Short exercise:
All lines below must be repeated exactly, with the pictures omitted.

Stored data:

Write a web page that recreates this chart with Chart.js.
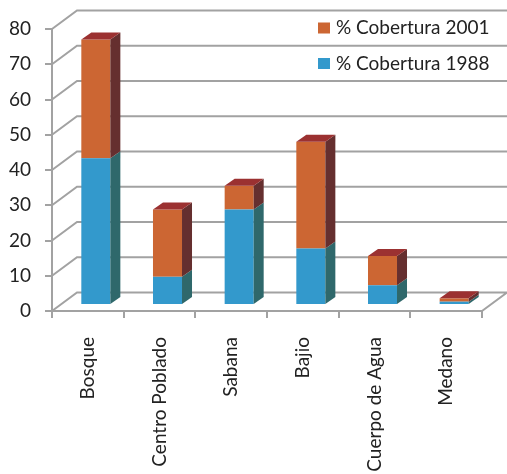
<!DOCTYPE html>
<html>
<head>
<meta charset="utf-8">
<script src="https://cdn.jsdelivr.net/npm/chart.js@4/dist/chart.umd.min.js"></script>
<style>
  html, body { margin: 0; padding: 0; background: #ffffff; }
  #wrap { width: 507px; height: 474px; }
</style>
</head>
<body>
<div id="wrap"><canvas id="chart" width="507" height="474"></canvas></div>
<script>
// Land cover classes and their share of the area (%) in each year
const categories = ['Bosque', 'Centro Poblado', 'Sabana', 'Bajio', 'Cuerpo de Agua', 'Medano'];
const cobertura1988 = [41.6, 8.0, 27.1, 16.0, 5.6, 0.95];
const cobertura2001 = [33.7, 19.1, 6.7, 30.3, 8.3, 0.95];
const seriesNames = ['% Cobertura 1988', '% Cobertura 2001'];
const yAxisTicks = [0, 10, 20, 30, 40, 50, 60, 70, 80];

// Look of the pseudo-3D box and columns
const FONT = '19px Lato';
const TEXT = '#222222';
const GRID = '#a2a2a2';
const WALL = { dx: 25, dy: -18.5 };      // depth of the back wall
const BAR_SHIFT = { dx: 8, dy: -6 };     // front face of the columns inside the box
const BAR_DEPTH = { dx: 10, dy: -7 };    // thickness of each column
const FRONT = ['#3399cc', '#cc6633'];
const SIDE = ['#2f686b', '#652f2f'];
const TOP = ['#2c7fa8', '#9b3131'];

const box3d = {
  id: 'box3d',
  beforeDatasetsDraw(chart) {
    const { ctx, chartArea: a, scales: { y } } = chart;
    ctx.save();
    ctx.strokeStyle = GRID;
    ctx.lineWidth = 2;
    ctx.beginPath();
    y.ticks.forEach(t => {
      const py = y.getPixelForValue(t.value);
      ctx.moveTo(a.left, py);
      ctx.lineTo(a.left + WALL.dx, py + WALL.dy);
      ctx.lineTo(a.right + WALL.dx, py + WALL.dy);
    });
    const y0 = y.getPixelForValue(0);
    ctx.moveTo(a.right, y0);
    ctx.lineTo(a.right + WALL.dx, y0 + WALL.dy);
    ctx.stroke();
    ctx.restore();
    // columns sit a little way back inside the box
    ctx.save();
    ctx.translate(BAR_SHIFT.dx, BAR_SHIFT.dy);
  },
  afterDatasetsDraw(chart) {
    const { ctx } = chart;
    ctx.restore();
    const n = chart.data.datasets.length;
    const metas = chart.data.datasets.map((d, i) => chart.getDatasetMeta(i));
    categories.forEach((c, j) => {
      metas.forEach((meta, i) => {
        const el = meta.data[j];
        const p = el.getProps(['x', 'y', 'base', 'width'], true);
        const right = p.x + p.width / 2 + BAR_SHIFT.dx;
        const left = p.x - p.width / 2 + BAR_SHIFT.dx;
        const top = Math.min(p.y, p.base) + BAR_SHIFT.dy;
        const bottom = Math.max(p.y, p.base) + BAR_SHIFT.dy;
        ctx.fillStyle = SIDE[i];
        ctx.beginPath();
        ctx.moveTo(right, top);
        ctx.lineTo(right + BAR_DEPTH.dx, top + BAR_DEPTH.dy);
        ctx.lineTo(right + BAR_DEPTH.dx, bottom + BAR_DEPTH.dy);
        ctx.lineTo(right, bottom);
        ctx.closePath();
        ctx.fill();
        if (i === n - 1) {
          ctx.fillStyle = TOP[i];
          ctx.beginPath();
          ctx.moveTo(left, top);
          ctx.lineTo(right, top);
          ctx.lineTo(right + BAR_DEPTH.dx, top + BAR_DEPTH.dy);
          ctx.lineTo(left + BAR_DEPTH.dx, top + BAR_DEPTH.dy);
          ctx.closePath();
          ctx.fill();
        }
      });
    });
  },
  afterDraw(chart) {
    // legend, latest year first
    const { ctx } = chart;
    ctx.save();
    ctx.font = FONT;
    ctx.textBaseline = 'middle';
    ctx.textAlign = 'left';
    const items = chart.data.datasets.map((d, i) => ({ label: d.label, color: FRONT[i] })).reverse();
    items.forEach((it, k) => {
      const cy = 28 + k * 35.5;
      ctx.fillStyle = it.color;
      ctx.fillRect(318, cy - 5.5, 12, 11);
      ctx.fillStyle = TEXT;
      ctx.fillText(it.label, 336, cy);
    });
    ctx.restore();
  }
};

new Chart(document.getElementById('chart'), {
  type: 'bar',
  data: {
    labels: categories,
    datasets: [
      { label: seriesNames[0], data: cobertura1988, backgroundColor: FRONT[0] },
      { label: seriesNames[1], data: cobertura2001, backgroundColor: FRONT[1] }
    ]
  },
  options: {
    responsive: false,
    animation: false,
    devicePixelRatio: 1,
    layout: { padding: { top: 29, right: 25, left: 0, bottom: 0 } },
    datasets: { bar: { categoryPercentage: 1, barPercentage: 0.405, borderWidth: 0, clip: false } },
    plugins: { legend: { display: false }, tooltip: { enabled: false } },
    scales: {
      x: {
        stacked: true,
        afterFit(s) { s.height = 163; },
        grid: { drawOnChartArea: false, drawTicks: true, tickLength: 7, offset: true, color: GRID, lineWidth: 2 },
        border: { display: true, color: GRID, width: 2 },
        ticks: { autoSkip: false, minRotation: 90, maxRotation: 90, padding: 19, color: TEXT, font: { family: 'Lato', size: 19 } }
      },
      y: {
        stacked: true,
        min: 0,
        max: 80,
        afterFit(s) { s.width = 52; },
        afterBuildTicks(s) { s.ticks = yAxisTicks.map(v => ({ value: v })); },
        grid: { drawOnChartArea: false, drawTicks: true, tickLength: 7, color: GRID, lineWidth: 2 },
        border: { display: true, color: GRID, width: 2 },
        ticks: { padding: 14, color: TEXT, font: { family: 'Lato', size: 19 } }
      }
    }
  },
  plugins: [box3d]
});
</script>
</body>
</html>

Final answer:
Write a web page that recreates this chart with Chart.js.
<!DOCTYPE html>
<html>
<head>
<meta charset="utf-8">
<script src="https://cdn.jsdelivr.net/npm/chart.js@4/dist/chart.umd.min.js"></script>
<style>
  html, body { margin: 0; padding: 0; background: #ffffff; }
  #wrap { width: 507px; height: 474px; }
</style>
</head>
<body>
<div id="wrap"><canvas id="chart" width="507" height="474"></canvas></div>
<script>
// Land cover classes and their share of the area (%) in each year
const categories = ['Bosque', 'Centro Poblado', 'Sabana', 'Bajio', 'Cuerpo de Agua', 'Medano'];
const cobertura1988 = [41.6, 8.0, 27.1, 16.0, 5.6, 0.95];
const cobertura2001 = [33.7, 19.1, 6.7, 30.3, 8.3, 0.95];
const seriesNames = ['% Cobertura 1988', '% Cobertura 2001'];
const yAxisTicks = [0, 10, 20, 30, 40, 50, 60, 70, 80];

// Look of the pseudo-3D box and columns
const FONT = '19px Lato';
const TEXT = '#222222';
const GRID = '#a2a2a2';
const WALL = { dx: 25, dy: -18.5 };      // depth of the back wall
const BAR_SHIFT = { dx: 8, dy: -6 };     // front face of the columns inside the box
const BAR_DEPTH = { dx: 10, dy: -7 };    // thickness of each column
const FRONT = ['#3399cc', '#cc6633'];
const SIDE = ['#2f686b', '#652f2f'];
const TOP = ['#2c7fa8', '#9b3131'];

const box3d = {
  id: 'box3d',
  beforeDatasetsDraw(chart) {
    const { ctx, chartArea: a, scales: { y } } = chart;
    ctx.save();
    ctx.strokeStyle = GRID;
    ctx.lineWidth = 2;
    ctx.beginPath();
    y.ticks.forEach(t => {
      const py = y.getPixelForValue(t.value);
      ctx.moveTo(a.left, py);
      ctx.lineTo(a.left + WALL.dx, py + WALL.dy);
      ctx.lineTo(a.right + WALL.dx, py + WALL.dy);
    });
    const y0 = y.getPixelForValue(0);
    ctx.moveTo(a.right, y0);
    ctx.lineTo(a.right + WALL.dx, y0 + WALL.dy);
    ctx.stroke();
    ctx.restore();
    // columns sit a little way back inside the box
    ctx.save();
    ctx.translate(BAR_SHIFT.dx, BAR_SHIFT.dy);
  },
  afterDatasetsDraw(chart) {
    const { ctx } = chart;
    ctx.restore();
    const n = chart.data.datasets.length;
    const metas = chart.data.datasets.map((d, i) => chart.getDatasetMeta(i));
    categories.forEach((c, j) => {
      metas.forEach((meta, i) => {
        const el = meta.data[j];
        const p = el.getProps(['x', 'y', 'base', 'width'], true);
        const right = p.x + p.width / 2 + BAR_SHIFT.dx;
        const left = p.x - p.width / 2 + BAR_SHIFT.dx;
        const top = Math.min(p.y, p.base) + BAR_SHIFT.dy;
        const bottom = Math.max(p.y, p.base) + BAR_SHIFT.dy;
        ctx.fillStyle = SIDE[i];
        ctx.beginPath();
        ctx.moveTo(right, top);
        ctx.lineTo(right + BAR_DEPTH.dx, top + BAR_DEPTH.dy);
        ctx.lineTo(right + BAR_DEPTH.dx, bottom + BAR_DEPTH.dy);
        ctx.lineTo(right, bottom);
        ctx.closePath();
        ctx.fill();
        if (i === n - 1) {
          ctx.fillStyle = TOP[i];
          ctx.beginPath();
          ctx.moveTo(left, top);
          ctx.lineTo(right, top);
          ctx.lineTo(right + BAR_DEPTH.dx, top + BAR_DEPTH.dy);
          ctx.lineTo(left + BAR_DEPTH.dx, top + BAR_DEPTH.dy);
          ctx.closePath();
          ctx.fill();
        }
      });
    });
  },
  afterDraw(chart) {
    // legend, latest year first
    const { ctx } = chart;
    ctx.save();
    ctx.font = FONT;
    ctx.textBaseline = 'middle';
    ctx.textAlign = 'left';
    const items = chart.data.datasets.map((d, i) => ({ label: d.label, color: FRONT[i] })).reverse();
    items.forEach((it, k) => {
      const cy = 28 + k * 35.5;
      ctx.fillStyle = it.color;
      ctx.fillRect(318, cy - 5.5, 12, 11);
      ctx.fillStyle = TEXT;
      ctx.fillText(it.label, 336, cy);
    });
    ctx.restore();
  }
};

new Chart(document.getElementById('chart'), {
  type: 'bar',
  data: {
    labels: categories,
    datasets: [
      { label: seriesNames[0], data: cobertura1988, backgroundColor: FRONT[0] },
      { label: seriesNames[1], data: cobertura2001, backgroundColor: FRONT[1] }
    ]
  },
  options: {
    responsive: false,
    animation: false,
    devicePixelRatio: 1,
    layout: { padding: { top: 29, right: 25, left: 0, bottom: 0 } },
    datasets: { bar: { categoryPercentage: 1, barPercentage: 0.405, borderWidth: 0, clip: false } },
    plugins: { legend: { display: false }, tooltip: { enabled: false } },
    scales: {
      x: {
        stacked: true,
        afterFit(s) { s.height = 163; },
        grid: { drawOnChartArea: false, drawTicks: true, tickLength: 7, offset: true, color: GRID, lineWidth: 2 },
        border: { display: true, color: GRID, width: 2 },
        ticks: { autoSkip: false, minRotation: 90, maxRotation: 90, padding: 19, color: TEXT, font: { family: 'Lato', size: 19 } }
      },
      y: {
        stacked: true,
        min: 0,
        max: 80,
        afterFit(s) { s.width = 52; },
        afterBuildTicks(s) { s.ticks = yAxisTicks.map(v => ({ value: v })); },
        grid: { drawOnChartArea: false, drawTicks: true, tickLength: 7, color: GRID, lineWidth: 2 },
        border: { display: true, color: GRID, width: 2 },
        ticks: { padding: 14, color: TEXT, font: { family: 'Lato', size: 19 } }
      }
    }
  },
  plugins: [box3d]
});
</script>
</body>
</html>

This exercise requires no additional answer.